The natural and organic imperfection and unevenness, impossible to arrange through any pre-designed intention or precise planning, resulted from his unique approach of following the physical flow of the natural results of the clay’s physical properties without any deliberate intervention or any expectation of a certain result. Like philosopher Merleau-Ponty, the artist wanted a relata between a human and the material, or the self and the external world. Rather than controlling and manipulating the material, he wants to coordinate his action with the natural conditions and attributes of the material to generate a unique collective structure with dynamic texture, which is also a unique way of discovering himself from the natural properties of the clay material. Giving up any artificial or arbitrary logic, he only stacked the clay coils and followed the flow of the fundamental properties of the clay to discover the natural rhythm of the texture and realize the principles of human life. As he gave up formal logic for designing an intended object, he depended on spontaneity and contingency for a closer observation of the material’s fundamental characteristics.
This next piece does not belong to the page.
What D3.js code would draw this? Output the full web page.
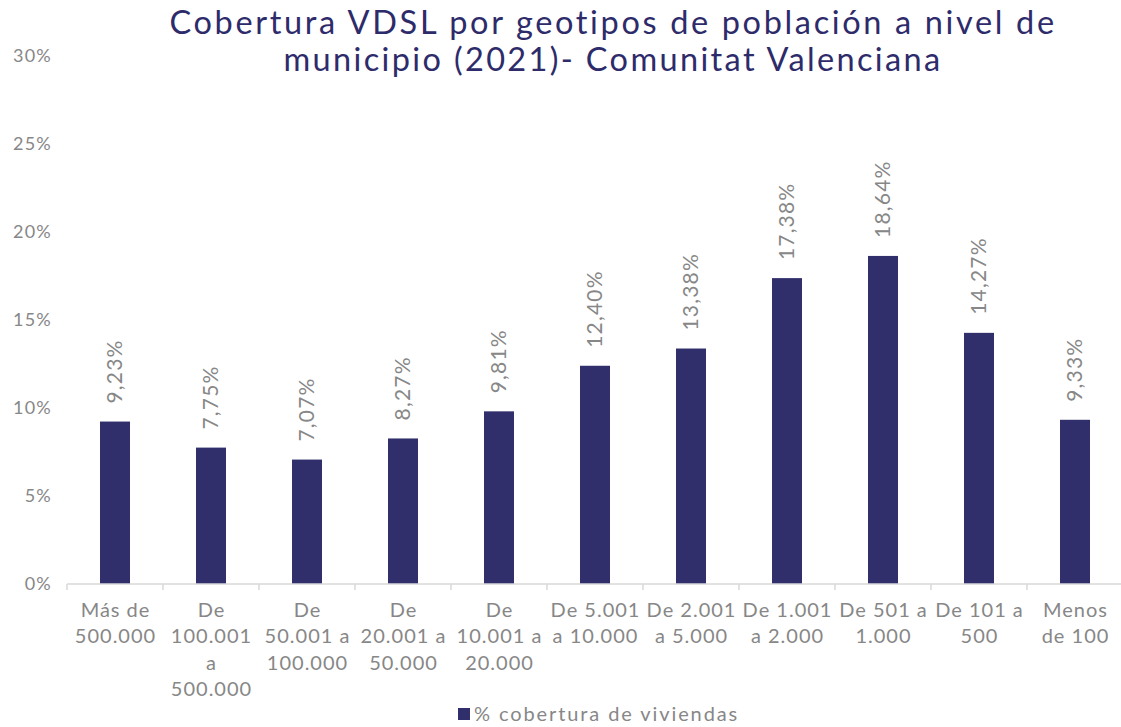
<!DOCTYPE html>
<html>
<head>
<meta charset="utf-8">
<script src="https://cdn.jsdelivr.net/npm/d3@7"></script>
<style>
  html, body { margin: 0; padding: 0; background: #fff; }
  svg { display: block; font-family: Lato, "Noto Sans", sans-serif; font-weight: 400; font-variant-ligatures: none; }
</style>
</head>
<body>
<svg id="chart" width="1121" height="727"></svg>
<script>
const categories = [
  ["Más de", "500.000"],
  ["De", "100.001", "a", "500.000"],
  ["De", "50.001 a", "100.000"],
  ["De", "20.001 a", "50.000"],
  ["De", "10.001 a", "20.000"],
  ["De 5.001", "a 10.000"],
  ["De 2.001", "a 5.000"],
  ["De 1.001", "a 2.000"],
  ["De 501 a", "1.000"],
  ["De 101 a", "500"],
  ["Menos", "de 100"]
];
const values = [9.23, 7.75, 7.07, 8.27, 9.81, 12.40, 13.38, 17.38, 18.64, 14.27, 9.33];
const yTicks = [0, 5, 10, 15, 20, 25, 30];
const titleLines = ["Cobertura VDSL por geotipos de población a nivel de", "municipio (2021)- Comunitat Valenciana"];
const seriesName = "% cobertura de viviendas";

const BAR = "#312f6b";
const GRAY = "#878787";

const svg = d3.select("#chart");
const ids = categories.map((c, i) => i);

const x = d3.scaleBand().domain(ids).range([67, 1123]).paddingInner(0.6875).paddingOuter(0.34375);
const y = d3.scaleLinear().domain([0, 30]).range([584, 56]);

// title
const title = svg.append("g").attr("fill", "#2e2b6b")
  .style("font-size", "32.5px").style("font-weight", 400);
const titleWidths = [887, 659];
titleLines.forEach((t, i) => {
  title.append("text").attr("text-anchor", "middle").attr("x", 613).attr("y", i === 0 ? 34 : 71)
    .style("letter-spacing", "2.4px")
    .attr("textLength", titleWidths[i]).attr("lengthAdjust", "spacing").text(t);
});

// y tick labels
svg.append("g").selectAll("text").data(yTicks).join("text")
  .attr("x", 52).attr("y", d => y(d)).attr("dy", "0.35em")
  .attr("text-anchor", "end").attr("fill", GRAY).style("font-size", "18px")
  .style("letter-spacing", "1.2px")
  .text(d => d + "%");

// bars
svg.append("g").selectAll("rect").data(values).join("rect")
  .attr("x", (d, i) => x(i)).attr("width", x.bandwidth())
  .attr("y", d => y(d)).attr("height", d => y(0) - y(d))
  .attr("fill", BAR);

// x axis
const step = x.step();
const xAxis = d3.axisBottom(x).tickSize(0).tickFormat("");
const gx = svg.append("g").attr("transform", `translate(0,${y(0)})`).call(xAxis);
gx.select(".domain").attr("stroke", "#d9d9d9").attr("stroke-width", 1.5).attr("d", `M67,0H1123`);
const bounds = d3.range(categories.length + 1).map(i => 67 + i * step);
gx.selectAll(".sep").data(bounds).join("line").attr("class", "sep")
  .attr("x1", d => d).attr("x2", d => d).attr("y1", 0).attr("y2", 6)
  .attr("stroke", "#d9d9d9").attr("stroke-width", 1.5);

// x labels
const xl = svg.append("g").selectAll("text").data(categories).join("text")
  .attr("text-anchor", "middle").attr("fill", GRAY).style("font-size", "20px")
  .style("letter-spacing", "1px");
xl.each(function(lines, i) {
  const t = d3.select(this);
  lines.forEach((l, j) => {
    t.append("tspan").attr("x", x(i) + x.bandwidth() / 2 + 0.5).attr("y", 617 + j * 26.3).text(l);
  });
});

// value labels
svg.append("g").selectAll("text").data(values).join("text")
  .attr("transform", (d, i) => `translate(${x(i) + x.bandwidth() / 2},${y(d) - 18}) rotate(-90)`)
  .attr("dy", "0.35em").attr("text-anchor", "start").attr("fill", GRAY)
  .style("font-size", "21px").style("letter-spacing", "1.2px")
  .text(d => d.toFixed(2).replace(".", ",") + "%");

// legend
const lg = svg.append("g");
lg.append("rect").attr("x", 458).attr("y", 708).attr("width", 12).attr("height", 12).attr("fill", BAR);
lg.append("text").attr("x", 474).attr("y", 721).attr("fill", GRAY).style("font-size", "20px")
  .style("letter-spacing", "1.9px").text(seriesName);
</script>
</body>
</html>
Therefore, since this process is so important to him, creating forms through 3D-printing is not an option. He uses his own body for the manual process of molding the clay coils and layering them vertically, anticipating the eventual pressing, crushing, inclining, and collapsing. He needs that absolute time to have been spent to see the unexpected events and respond to them. The repetitive physical activity of layering the clay coils lets the artist communicate with the material and enables contemplation—something not uncommon among ceramic craft artists. Shaping the clay, stacking the coils, and visualizing the accumulation of the process and absolute time might also enable the artist to reflect upon himself, while following the natural rhythms and contemplating the physical/material existence inherent in all the world’s phenomena and events. That is comparable to meditation at the same time as being a work of art.